J’ai lu son très beau roman Terre des oublis (2005) qui a reçu le Grand Prix des lectrices de Elle (2007); un roman fleuve de 800 pages débordant de passion et de fureur dans l’ambiance de l’après guerre au Vietnam, un livre qui met en évidence l’importance des traditions dans ce pays. J’ai été séduite par le lyrisme de l’écrivaine. L’autre livre lu est Myosotis (2003) qui raconte l’amour d’une chanteuse pour son mari musicien; on retrouve ce même lyrisme et une nature omniprésente, mais aussi beaucoup de noirceur et de désespérance.

Les paradis aveugles (1991) a reçu deux prix : le Prix Fémina roman étranger et le Prix Gabrielle d’Estrées de la même année. C’est un roman assez triste mais qui finit avec une promesse de rédemption.

C’est un roman d’apprentissage avec une histoire dans un milieu rural assez pauvre. Les conditions de vie des paysans vietnamiens sont très bien expliquées, leur mode de vie ainsi que leur culture culinaire. L’histoire démarre pendant la réforme agraire , menée avec une grande violence et où même les petits paysans ont souffert l’indicible, ne parlons pas des « bourgeois », parce qu’ils appliquaient l’épithète à quiconque avait un peu de culture.

Ainsi, le père de la protagoniste du livre, Hàng, était professeur dans un collège, il a dû fuir et se cacher laissant sa femme enceinte de Hàng. Cette mère est une femme sans éducation qui aura beaucoup de mal à survivre et à sustenter sa fille. Mais il y a une tante, soeur du père de Hàng qui très tôt détecte les possibilités intellectuelles de Hàng et va lutter pour lui donner une meilleure vie. Ce sera la première femme de cette famille à avoir une éducation.

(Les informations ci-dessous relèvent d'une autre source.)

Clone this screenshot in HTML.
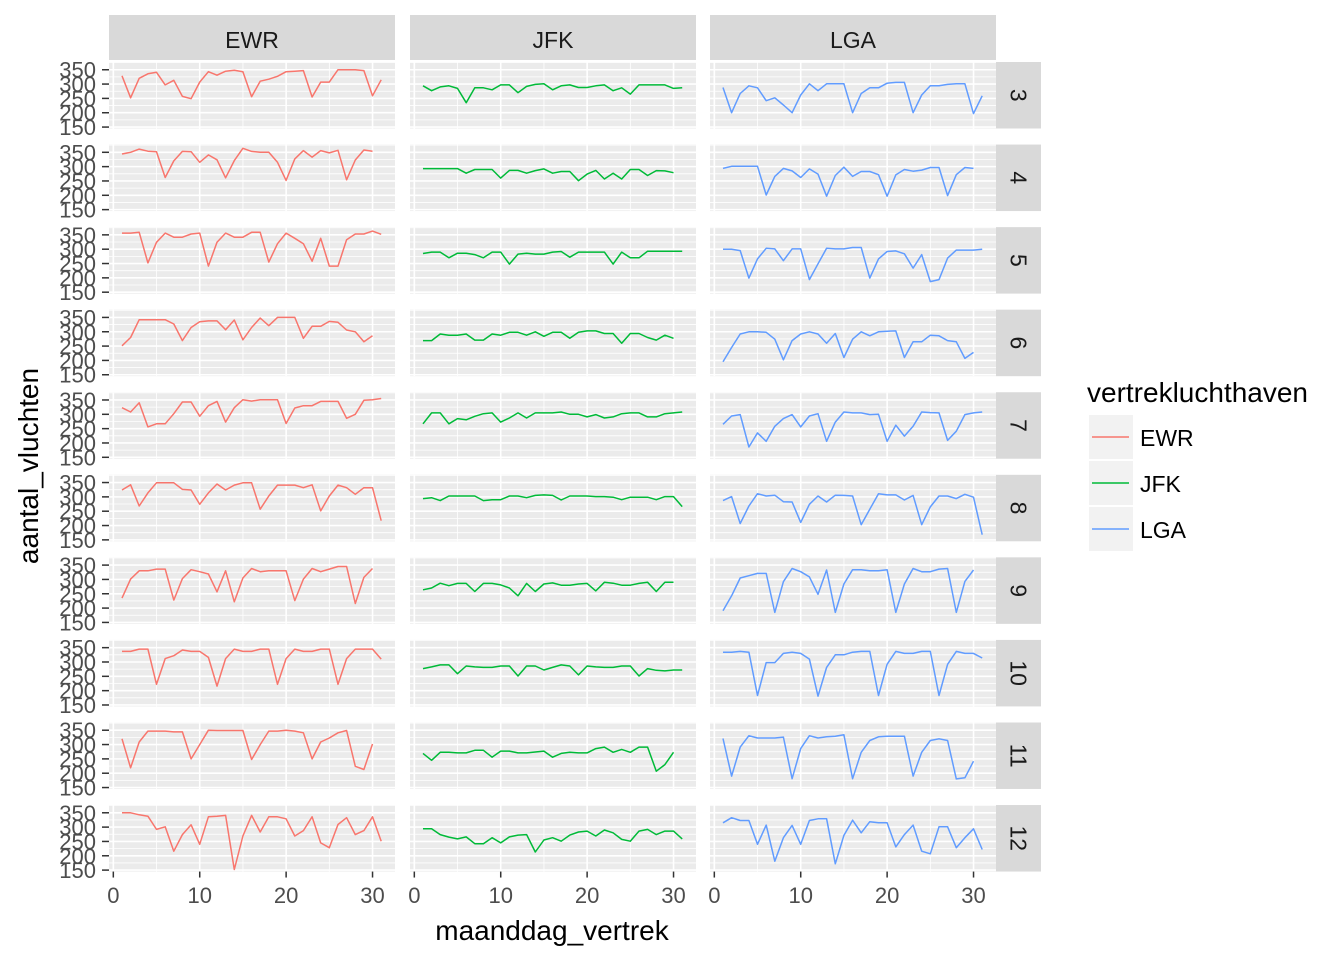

Alors que grâce à sa tante Hàng suit des études universitaires, le malheur s’abat sur la mère et Hàng doit abandonner ses études afin de subvenir aux besoins importants de sa mère qui a dû être amputée d’une jambe.

Après une calamiteuse reforme agraire, le pays « entre en communisme » et commence à se former un apparatchik avec des gens souvent illettrés. C’est le cas du frère cadet de sa mère qui deviendra un communiste virulent, plus occupé à régler des comptes aux gens et à trafiquer, que à s’occuper d’améliorer la situation des pauvres.

Il ressort encore dans ce livre l’immense attachement et les devoirs entre les gens d’une même famille, même si, comme dans ce cas, l’oncle de Hàng et un parfait salaud.

Hàng s’exilera en Russie et travaillera comme ouvrière textile afin d’envoyer de l’argent à sa mère. Et quand sa tante est sur le point de mourir, elle rentrera au Vietnam pour s’occuper de tout parce qu’elle est la dernière de la famille paternelle, son père ayant vraisemblablement été assassiné par des gens du parti.

On comprend ce que veut dire le devoir au sein d’une famille vietnamienne, le respect sans discussion d’une certaine hiérarchie par l’âge et la résilience de ce peuple.

Un livre très noir mais très informatif et qui termine avec une note d’espoir pour Hàng.

LES PARADIS AVEUGLES, Le Livre de Poche N° 33306, 2014 (THD 1991), ISBN 978-2-253-17791-3

2 réflexions sur “Les paradis aveugles de Thu Huong Duong

  1. Voilà une autrice que vous donnez envie de découvrir. Je suis vraiment profane en littérature vietnamienne. Les thèmes m’interpellent.
    Je note ses autres romans aussi.